The Denver Post ran a story this weekend about the cost of food, continuing one of the themes from Food Inc. and others, arguing that healthier food costs more than unhealthy food, and that’s why so many poorer people cannot afford to eat healthy and therefore become obese. One of the reasons, the story argues, is farm subsidies from the federal government.
We’ve heard this before, and it’s desperately a myth in need of correction. A December 2007 study by researchers at the University of California at Davis found that eliminating the corn subsidy would reduce corn-based food consumption by, at most, two-tenths of a percent. A video report is located here.
Online, the Post story featured a graphic derived from the Physicians Committee for Responsible Medicine. Here’s the Post version and here’s the PCRM version of the “perverse pyramid” as they call it. The latter one is titled “Why Does a Salad Cost More than a Big Mac?” without, sadly, breaking down the cost of either.

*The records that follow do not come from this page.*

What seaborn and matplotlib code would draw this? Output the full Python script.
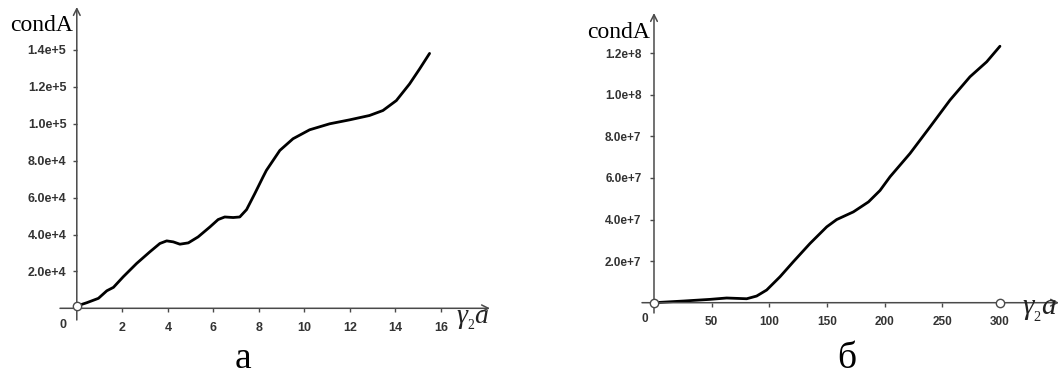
import matplotlib
matplotlib.use("Agg")
import matplotlib.pyplot as plt
import seaborn as sns
import pandas as pd

# ---- data -------------------------------------------------------------
left_x = [0, 0.44, 0.95, 1.32, 1.61, 2.04, 2.63, 3.21, 3.65, 3.95, 4.24, 4.53,
          4.9, 5.33, 5.85, 6.21, 6.5, 6.87, 7.16, 7.46, 7.82, 8.18, 8.33, 8.92,
          9.5, 10.23, 11.11, 11.99, 12.86, 13.45, 14.04, 14.62, 15.06, 15.5]
left_y = [1240, 3030, 5400, 9500, 11350, 17080, 24320, 30600, 35130, 36540,
          36000, 34750, 35460, 38700, 44100, 48100, 49500, 49200, 49500, 53500,
          62150, 71130, 74750, 85560, 91900, 96750, 100000, 102150, 104500,
          107200, 112600, 121600, 129700, 138150]

right_x = [0, 25.4, 48.6, 63, 80.4, 89, 97.7, 109.3, 120.8, 135.3, 149.8, 158.4,
           172.9, 186, 196, 204.7, 222, 239.4, 256.7, 274, 288.5, 300]
right_y = [0, 0.8e6, 1.6e6, 2.26e6, 1.9e6, 3.2e6, 6.1e6, 1.25e7, 1.97e7, 2.85e7,
           3.65e7, 4.0e7, 4.37e7, 4.85e7, 5.4e7, 6.06e7, 7.18e7, 8.46e7, 9.75e7,
           1.087e8, 1.159e8, 1.234e8]

left_xticks = [2, 4, 6, 8, 10, 12, 14, 16]
left_yticks = [2e4, 4e4, 6e4, 8e4, 1e5, 1.2e5, 1.4e5]
left_yticklabels = ["2.0e+4", "4.0e+4", "6.0e+4", "8.0e+4", "1.0e+5", "1.2e+5", "1.4e+5"]

right_xticks = [50, 100, 150, 200, 250, 300]
right_yticks = [2e7, 4e7, 6e7, 8e7, 1e8, 1.2e8]
right_yticklabels = ["2.0e+7", "4.0e+7", "6.0e+7", "8.0e+7", "1.0e+8", "1.2e+8"]

y_name = "condA"
x_name = r"$\gamma_{_{2}}a$"
panel_names = ["а", "б"]

# ---- style ------------------------------------------------------------
sns.set_theme(style="white")
plt.rcParams["font.family"] = ["Liberation Sans", "DejaVu Sans"]
plt.rcParams["mathtext.fontset"] = "custom"
plt.rcParams["mathtext.rm"] = "Liberation Serif"
plt.rcParams["mathtext.it"] = "Liberation Serif:italic"

W, H = 1061, 374
fig = plt.figure(figsize=(W / 100, H / 100), dpi=100)
fig.patch.set_facecolor("white")

AXIS_COLOR = "#4a4a4a"
TICK_TEXT = "#333333"


def px_rect(x0, y0, x1, y1):
    return [x0 / W, 1 - y1 / H, (x1 - x0) / W, (y1 - y0) / H]


def style_axes(ax, xlim, ylim, xticks, yticks, yticklabels, xpad, ypad, fs):
    ax.set_xlim(*xlim)
    ax.set_ylim(*ylim)
    ax.set_facecolor("none")
    for side in ("top", "right"):
        ax.spines[side].set_visible(False)
    for side in ("left", "bottom"):
        ax.spines[side].set_position(("data", 0))
        ax.spines[side].set_edgecolor("none")
    ax.set_xticks(xticks)
    ax.set_xticklabels([str(t) for t in xticks])
    ax.set_yticks(yticks)
    ax.set_yticklabels(yticklabels)
    ax.tick_params(axis="x", direction="out", length=3, width=1, color=AXIS_COLOR,
                   pad=xpad, labelsize=fs, labelcolor=TICK_TEXT, bottom=True)
    ax.tick_params(axis="y", direction="out", length=3, width=1, color=AXIS_COLOR,
                   pad=ypad, labelsize=fs, labelcolor=TICK_TEXT, left=True)
    for lab in ax.get_xticklabels() + ax.get_yticklabels():
        lab.set_fontweight("bold")
    ax.set_xlabel("")
    ax.set_ylabel("")
    # axis lines with open arrowheads
    arrow = dict(arrowstyle="->", color=AXIS_COLOR, lw=1.1,
                 shrinkA=0, shrinkB=0, mutation_scale=12)
    ax.annotate("", xy=(xlim[1], 0), xytext=(xlim[0], 0), arrowprops=arrow,
                annotation_clip=False)
    ax.annotate("", xy=(0, ylim[1]), xytext=(0, ylim[0]), arrowprops=arrow,
                annotation_clip=False)


# ---- left panel -------------------------------------------------------
axL = fig.add_axes(px_rect(60, 7, 490, 320))
dfL = pd.DataFrame({"x": left_x, "y": left_y})
sns.lineplot(data=dfL, x="x", y="y", ax=axL, color="black", lw=2.0,
             sort=False, estimator=None)
style_axes(axL, (-0.738, 18.155), (-6341, 163306), left_xticks, left_yticks,
           left_yticklabels, xpad=7, ypad=4.5, fs=9)
axL.plot([left_x[0]], [left_y[0]], marker="o", ms=6, mfc="white",
         mec=AXIS_COLOR, mew=1, clip_on=False, zorder=5)

# ---- right panel ------------------------------------------------------
axR = fig.add_axes(px_rect(642, 13, 1059, 313))
dfR = pd.DataFrame({"x": right_x, "y": right_y})
sns.lineplot(data=dfR, x="x", y="y", ax=axR, color="black", lw=2.0,
             sort=False, estimator=None)
style_axes(axR, (-10.4, 351.2), (-4.956e6, 1.3939e8), right_xticks, right_yticks,
           right_yticklabels, xpad=6.5, ypad=6, fs=8.5)
axR.plot([0, 300], [0, 0], ls="none", marker="o", ms=6, mfc="white",
         mec=AXIS_COLOR, mew=1, clip_on=False, zorder=5)

# ---- texts ------------------------------------------------------------
def ftext(x, y, s, **kw):
    fig.text(x / W, 1 - y / H, s, **kw)

bold_small = dict(fontweight="bold", color=TICK_TEXT, ha="center", va="center")
ftext(63, 325, "0", fontsize=9, **bold_small)
ftext(645, 319, "0", fontsize=8.5, **bold_small)

serif = ["Liberation Serif", "DejaVu Serif"]
ftext(10, 31, y_name, family=serif, fontsize=17, color="black", ha="left",
      va="baseline")
ftext(587, 38, y_name, family=serif, fontsize=17, color="black", ha="left",
      va="baseline")

ftext(456, 323, x_name, fontsize=20, color="#222222", ha="left", va="baseline")
ftext(1022, 315, x_name, fontsize=21, color="#222222", ha="left", va="baseline")

ftext(243, 368, panel_names[0], family=serif, fontsize=27, color="black",
      ha="center", va="baseline")
ftext(847, 368, panel_names[1], family=serif, fontsize=27, color="black",
      ha="center", va="baseline")

fig.savefig("out.png", dpi=100, facecolor="white")
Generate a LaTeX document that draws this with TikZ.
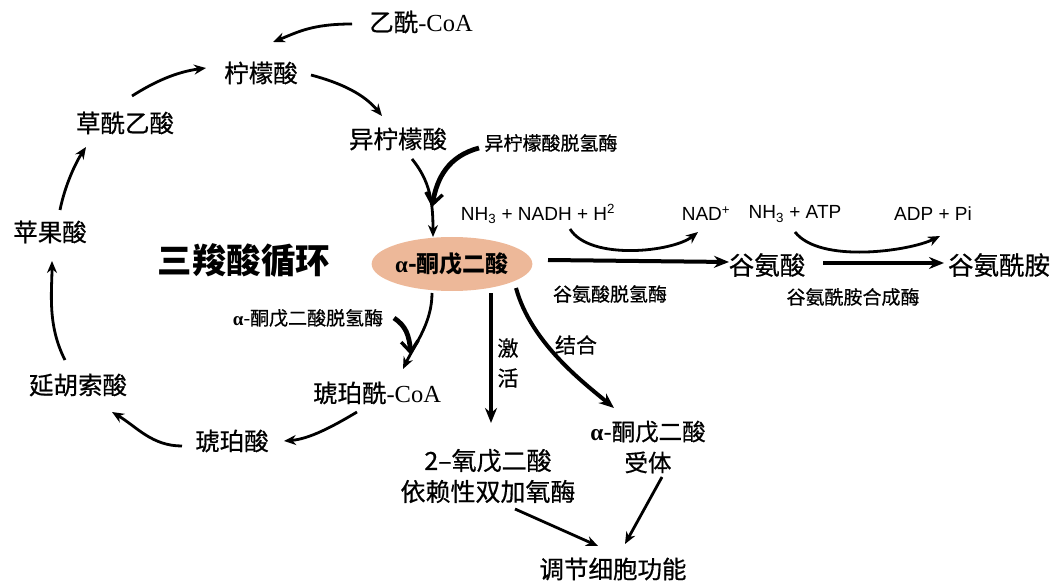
\documentclass[tikz,border=0pt]{standalone}
\usepackage{fontspec}
\setmainfont{Noto Sans CJK SC}[UprightFeatures={FakeBold=0.6}]
\newfontfamily\serif{Liberation Serif}
\newfontfamily\arial{Liberation Sans}
\usetikzlibrary{arrows.meta,calc,shapes.geometric}
\definecolor{peach}{HTML}{EDB899}
\begin{document}
\begin{tikzpicture}[x=1pt,y=-1pt,
  lab/.style={font=\fontsize{24.5}{28}\selectfont, inner sep=1pt},
  big/.style={font=\fontsize{25.5}{29}\selectfont, inner sep=1pt},
  small/.style={font=\fontsize{19}{22}\selectfont, inner sep=1pt},
  chem/.style={font=\arial\fontsize{19}{22}\selectfont, inner sep=1pt},
  arr/.style={-{Stealth[length=12pt,width=10pt]}, line width=2.8pt},
  tarr/.style={-{Stealth[length=15pt,width=12pt]}, line width=4pt},
  enz/.style={-{Straight Barb[length=11pt,width=17pt,line width=3.4pt]}, line width=4.8pt},
]
\useasboundingbox (0,0) rectangle (1057,585);

% nodes
\node[lab] (acoa) at (421,22) {乙酰{\serif -CoA}};
\node[lab] (cit) at (261,73) {柠檬酸};
\node[lab] (oaa) at (125,123) {草酰乙酸};
\node[lab] (icit) at (398,139) {异柠檬酸};
\node[small] (idh) at (551,143) {异柠檬酸脱氢酶};
\node[lab] (mal) at (50,232) {苹果酸};
\node[font=\fontsize{34.5}{38}\selectfont\bfseries, inner sep=1pt] (tca) at (244,260) {三羧酸循环};
\node[ellipse, fill=peach, minimum width=155pt, minimum height=54pt, inner sep=0pt,
      font=\fontsize{23}{26}\selectfont\bfseries] (akg) at (452,264) {{\serif\bfseries α}-酮戊二酸};
\node[chem] (nadh) at (538,214) {NH\textsubscript{3} + NADH + H\textsuperscript{2}};
\node[chem] (nad) at (706,214) {NAD\textsuperscript{+}};
\node[chem] (atp) at (795,214) {NH\textsubscript{3} + ATP};
\node[chem] (adp) at (933,214) {ADP + Pi};
\node[big] (glu) at (767,265) {谷氨酸};
\node[big] (gln) at (999,265) {谷氨酰胺};
\node[small] (gdh) at (610,294) {谷氨酸脱氢酶};
\node[small] (gs) at (853,297) {谷氨酰胺合成酶};
\node[small] (kgdh) at (308,318) {{\serif\bfseries α}-酮戊二酸脱氢酶};
\node[lab] (sca) at (377,393) {琥珀酰{\serif -CoA}};
\node[lab] (fum) at (78,385) {延胡索酸};
\node[lab] (suc) at (232,441) {琥珀酸};
\node[font=\fontsize{21}{30}\selectfont, inner sep=1pt, align=center] (act) at (508,363) {激\\活};
\node[font=\fontsize{21}{24}\selectfont, inner sep=1pt] (bind) at (576,345) {结合};
\node[lab, align=center, font=\fontsize{23.5}{31}\selectfont] (rec) at (648,447) {{\serif\bfseries α}-酮戊二酸\\受体};
\node[lab, align=center, font=\fontsize{25}{31}\selectfont] (dox) at (488,476) {2–氧戊二酸\\依赖性双加氧酶};
\node[lab] (reg) at (613,569) {调节细胞功能};

% TCA cycle
\draw[arr] ($(acoa)+(-69,2)$) .. controls +(-40,0) and +(25,-10) .. ($(cit)+(12,-31)$);
\draw[arr] ($(oaa)+(7,-27)$) .. controls +(22,-14) and +(-30,4) .. ($(cit)+(-55,-5)$);
\draw[arr] ($(cit)+(50,2)$) .. controls +(30,8) and +(-18,-22) .. ($(icit)+(-16,-23)$);
\draw[arr] ($(icit)+(14,20)$) .. controls +(18,22) and +(0,-35) .. ($(akg)+(-19,-27)$);
\draw[enz] ($(idh)+(-72,5)$) .. controls +(-30,8) and +(5,-30) .. ($(akg)+(-20,-57)$);
\draw[arr] ($(mal)+(10,-22)$) .. controls +(5,-25) and +(-10,15) .. ($(oaa)+(-39,24)$);
\draw[arr] ($(fum)+(-13,-25)$) .. controls +(-18,-35) and +(0,30) .. ($(mal)+(2,29)$);
\draw[arr] ($(suc)+(-50,5)$) .. controls +(-30,0) and +(25,15) .. ($(fum)+(34,27)$);
\draw[arr] ($(sca)+(-20,19)$) .. controls +(-25,15) and +(25,-2) .. ($(suc)+(52,0)$);
\draw[arr] ($(akg)+(-20,29)$) .. controls +(0,30) and +(12,-25) .. ($(sca)+(26,-24)$);
\draw[enz] ($(kgdh)+(86,0)$) .. controls +(12,8) and +(-2,-20) .. ($(sca)+(34,-38)$);

% glutamate branch
\draw[tarr] ($(akg)+(96,-4)$) -- ($(glu)+(-38,-3)$);
\draw[arr] ($(nadh)+(32,15)$) .. controls +(20,32) and +(-25,20) .. ($(nad)+(-8,18)$);
\draw[tarr] ($(glu)+(56,-2)$) -- ($(gln)+(-55,-2)$);
\draw[arr] ($(atp)+(0,18)$) .. controls +(25,32) and +(-30,15) .. ($(adp)+(7,22)$);

% lower branches
\draw[tarr] ($(akg)+(39,29)$) -- ($(dox)+(3,-53)$);
\draw[tarr] ($(akg)+(64,24)$) .. controls +(15,55) and +(-30,-25) .. ($(rec)+(-34,-39)$);
\draw[arr] ($(dox)+(27,33)$) -- ($(reg)+(-15,-23)$);
\draw[arr] ($(rec)+(14,30)$) -- ($(reg)+(12,-25)$);
\end{tikzpicture}
\end{document}
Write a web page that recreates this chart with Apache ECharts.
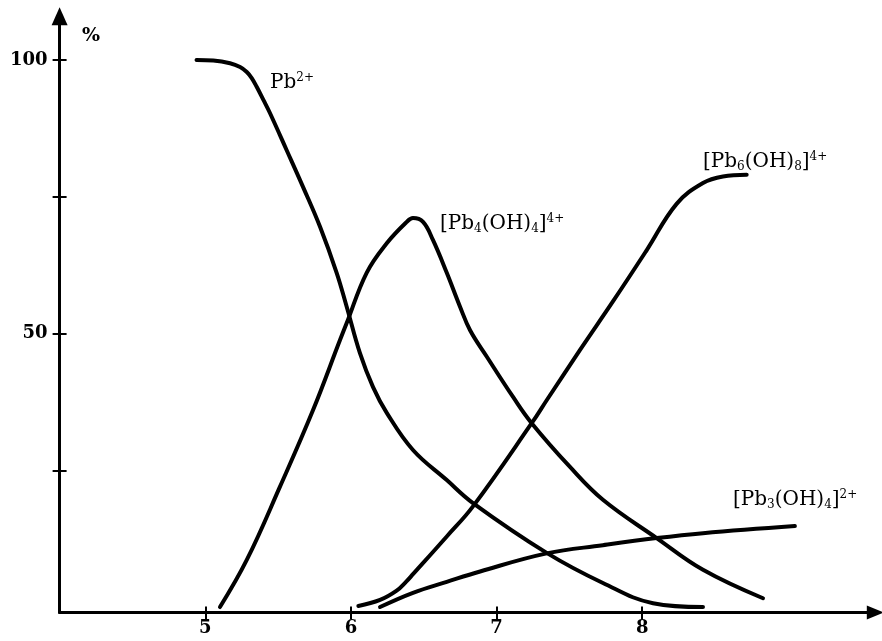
<!DOCTYPE html>
<html>
<head>
<meta charset="utf-8">
<script src="https://cdn.jsdelivr.net/npm/echarts@6/dist/echarts.min.js"></script>
<style>
html,body{margin:0;padding:0;background:#fff;}
#c{width:882px;height:641px;}
</style>
</head>
<body>
<div id="c"></div>
<script>
// ---- data (x = pH, y = %) ----
const pb2X = [4.94, 5.055, 5.17, 5.239, 5.285, 5.319, 5.353, 5.399, 5.444, 5.559, 5.671, 5.788, 5.902, 5.971, 6.062, 6.152, 6.246, 6.426, 6.658, 6.838, 7.344, 7.73, 8.074, 8.417];
const pb2Y = [100.0, 99.9, 99.4, 98.7, 97.8, 96.7, 95.1, 92.7, 90.3, 83.5, 76.8, 69.5, 61.1, 54.9, 46.4, 40.2, 35.5, 28.7, 23.2, 19.0, 9.9, 4.4, 0.7, 0];

const pb4X = [5.101, 5.285, 5.513, 5.74, 5.925, 5.971, 6.108, 6.246, 6.383, 6.426, 6.495, 6.563, 6.658, 6.749, 6.818, 6.932, 7.113, 7.241, 7.504, 7.73, 8.099, 8.417, 8.829];
const pb4Y = [0, 8.6, 22.0, 36.0, 48.8, 51.9, 61.1, 66.5, 70.4, 71.1, 70.4, 67.1, 61.1, 54.9, 50.6, 45.8, 38.4, 33.6, 25.6, 19.6, 12.6, 6.8, 1.6];

const pb6X = [6.051, 6.2, 6.314, 6.378, 6.426, 6.658, 6.838, 7.241, 7.344, 7.573, 7.8, 8.03, 8.236, 8.417, 8.554, 8.717];
const pb6Y = [0.2, 1.3, 3.0, 4.6, 6.0, 12.9, 18.4, 33.6, 37.8, 47.0, 55.9, 65.2, 73.7, 77.5, 78.7, 79.0];

const pb3X = [6.2, 6.426, 6.658, 6.887, 7.344, 7.73, 8.099, 8.417, 9.048];
const pb3Y = [0, 2.6, 4.6, 6.5, 9.8, 11.3, 12.6, 13.5, 14.8];

const xTicks = [5, 6, 7, 8];
const xLabels = [5, 6, 7, 8];
const yTicks = [25, 50, 75, 100];
const yLabels = [50, 100];
const yUnit = '%';
const speciesNames = [
  'Pb{sup|2+}',
  '[Pb{sub|4}(OH){sub|4}]{sup|4+}',
  '[Pb{sub|6}(OH){sub|8}]{sup|4+}',
  '[Pb{sub|3}(OH){sub|4}]{sup|2+}'
];

// ---- build ----
function pairs(xs, ys){ return xs.map((x,i)=>[x, ys[i]]); }
const FONT = 'DejaVu Serif';
const X_MIN = 4, X_MAX = 9.6, Y_MIN = -1, Y_MAX = 108;

const chart = echarts.init(document.getElementById('c'), null, {renderer:'canvas'});

const baseX = {
  type:'value', min:X_MIN, max:X_MAX, position:'bottom',
  splitLine:{show:false}
};
const baseY = {
  type:'value', min:Y_MIN, max:Y_MAX, position:'left',
  splitLine:{show:false}
};

function seriesOf(name, xs, ys){
  return {
    name, type:'line', xAxisIndex:0, yAxisIndex:0,
    data: pairs(xs, ys),
    showSymbol:false, symbol:'none', smooth:0.4,
    lineStyle:{color:'#000', width:4, cap:'round'},
    z:3, silent:true, animation:false
  };
}

const rich = {
  sub:{fontFamily:FONT, fontSize:12, lineHeight:8, verticalAlign:'bottom', fill:'#000'},
  sup:{fontFamily:FONT, fontSize:12, lineHeight:8, verticalAlign:'top', fill:'#000'}
};
function chemText(txt, left, top){
  return {
    type:'text', left, top, z:10, silent:true,
    style:{text:txt, fontFamily:FONT, fontSize:20, lineHeight:22, fill:'#000', rich}
  };
}

const option = {
  animation:false,
  backgroundColor:'#fff',
  grid:{left:59.6, right:6.7, top:16.2, bottom:28.5, containLabel:false},
  xAxis:[
    Object.assign({}, baseX, {
      axisLine:{show:true, onZero:false, lineStyle:{color:'#000', width:3},
        symbol:['none','triangle'], symbolSize:[14,17]},
      axisTick:{show:true, inside:false, length:7, customValues:xTicks, lineStyle:{color:'#000', width:2}},
      axisLabel:{show:true, margin:7, customValues:xLabels, color:'#000',
        fontFamily:FONT, fontSize:18, fontWeight:'bold'}
    }),
    Object.assign({}, baseX, {
      axisLine:{show:false, onZero:false},
      axisTick:{show:true, inside:true, length:6, customValues:xTicks, lineStyle:{color:'#000', width:2}},
      axisLabel:{show:false}
    })
  ],
  yAxis:[
    Object.assign({}, baseY, {
      axisLine:{show:true, onZero:false, lineStyle:{color:'#000', width:3},
        symbol:['none','triangle'], symbolSize:[16,18]},
      axisTick:{show:true, inside:false, length:7, customValues:yTicks, lineStyle:{color:'#000', width:2}},
      axisLabel:{show:true, margin:12, customValues:yLabels, color:'#000',
        fontFamily:FONT, fontSize:18, fontWeight:'bold'}
    }),
    Object.assign({}, baseY, {
      offset:0,
      axisLine:{show:false, onZero:false},
      axisTick:{show:true, inside:true, length:7, customValues:yTicks, lineStyle:{color:'#000', width:2}},
      axisLabel:{show:false}
    })
  ],
  series:[
    seriesOf('Pb2+', pb2X, pb2Y),
    seriesOf('[Pb4(OH)4]4+', pb4X, pb4Y),
    seriesOf('[Pb6(OH)8]4+', pb6X, pb6Y),
    seriesOf('[Pb3(OH)4]2+', pb3X, pb3Y)
  ],
  graphic:[
    {type:'text', left:82, top:27, z:10, silent:true,
     style:{text:yUnit, fontFamily:FONT, fontSize:19, fontWeight:'bold', fill:'#000'}},
    chemText(speciesNames[0], 270, 72),
    chemText(speciesNames[1], 440, 213),
    chemText(speciesNames[2], 703, 151),
    chemText(speciesNames[3], 733, 489)
  ]
};
chart.setOption(option);
</script>
</body>
</html>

Let’s find some neutral third party to take this graphic apart. Flowing Data is a blog that looks at how media and organizations use graphic images to convey information. Back in March, it took a look at the PRCM pyramid scheme and some commentators found it disproportionate and dishonest.
But I’m left with a nagging question … if salads are healthier and, therefore, better in the eyes of the public, shouldn’t they cost more than Big Macs?